Introduction and objectives: Retrograde urethrogram (RUG) and voiding cystourethrogram (VCUG) are currently the gold standard imaging technique for diagnosis of urethral stricture and determination of stricture location. However, RUG and VCUG have multiple limitations. These techniques require exposure to ionizing radiation, the quality is operator and patient dependent, there is a moderate degree of invasiveness with urethral catheterization, can have artifacts because of patient positioning that underestimates stricture length. The development of novel imaging modalities without ionizing radiation to accurately evaluate the presence, location, length, and lumen cross-sectional area (CSA) of the urethral stricture would be of great value. The objective of this study was to develop a novel endoluminal ultrasound (ELUS) imaging technique that permits the accurate quantitation of urethral stricture.

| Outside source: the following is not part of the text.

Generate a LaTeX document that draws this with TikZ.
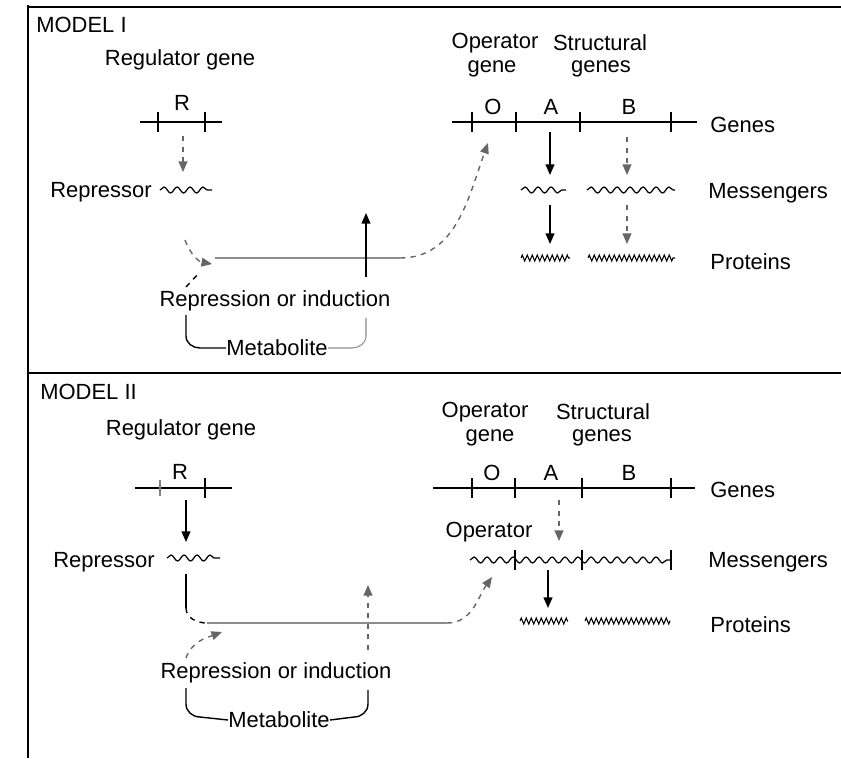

Methods: Urethral strictures were created in rabbits (n = 5) by electrocautery and an ELUS technique was developed for subsequent luminal imaging. A 3.2F 40 MHz ultrasound (US) probe was introduced transurethrally and infused with US contrast agent. Images were recorded as the catheter was pulled back at a constant speed to acquire tomographic images. Lumen CSA over the entire urethral length was calculated using a custom methodology and validated in our laboratory.
Results: Urethral luminal CSA over the entire length of urethra before and after experimental stricture development was quantified including the length of stenosis. Intra- and interobserver variability (r = 0.99 for both) was excellent.
Conclusions: Feasibility of ELUS as a quantitative technique to determine healthy urethral lumen and stricture CSA was demonstrated. The translational potential for a nonionizing imaging modality to better describe CSA, length, location, and uninvolved urethral CSA of the stricture is a significant improvement over current methodology.
Keywords: collagen; fibrosis; stricture diagnosis; stricture evaluation.